Little Free Library
"One of our missions is to give books to anyone who needs a book," Kirsten Hess, proprietor of Let's Play Books, Emmaus, said.
And the mission is being realized in part thanks to the little free library on the front porch at the bookstore.
Built by Ken Burton, a woodwork artist, and his students at Boyertown Senior High School, the library, one of five made during the 2013-2014 academic year, opened its small doors earlier this year.
And the little free library is one of two now in Emmaus.
Cawley Waters proposed a little library for Faith Presbyterian Church, North Second and Cherokee streets, his home church, as his Eagle Scout project.
Modeled on the church sanctuary, the library features titles donated by Waters from his own collection as well as books donated by church members.
"I liked it so I put it into action," Waters said of the idea for a little library. Waters knew he wanted to do something similar at his church. "I knew it would be a good project."
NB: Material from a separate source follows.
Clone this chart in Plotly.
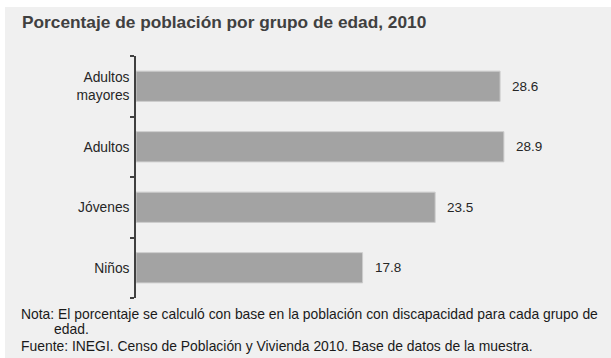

Waters wrote a formal proposal and made a presentation to Minsi Trails Council, the regional division of Boy Scouts of America.
Waters also presented the project to the buildings and grounds committee at the church because of the library's location on church grounds.
Waters used a specially treated wood to ensure the library would be "completely weatherproof."
The library at Let's Play Books is sheltered by the front porch and the little structure has become quite popular with readers. For example, earlier this summer a family en route to Vermont detoured to make a stop in Emmaus to see the little library at the store, Hess said. Hess registered the library on the website LittleFree- Library.org where visitors are encouraged to seek out little free libraries in their town and beyond.
The little library at the book shop started as a box of books, Hess explained. She always wanted to make books available to as many people as possible. Shoppers and visitors were encouraged to take a book.
Inventory came from donations by Hess and her friends. Children began donating their own books. And then surprises started appearing. Brand-new hardcover editions of Caldecott and Newbery medal winners, among the highest honors in children's literature, were found tucked among used copies of classic titles such as Roald Dahl's "James and the Giant Peach."
Books appear on the shelves of the little library after store hours with no fanfare or request for recognition, Hess said.
And, although the philosophy of the little free library movement is "to take a book, return a book," Hess is more thrilled by the idea of visitors taking a book.
"I want one in my house," Hess joked about the library.
The little library at Faith Presbyterian is popular with young readers especially, Waters said.
Waters designed the library with room for large picture books on the bottom shelf so children can easily reach the books. Titles for teen and adults populate the upper shelf.
"Every Sunday I usually check on it," Waters said of the library he built.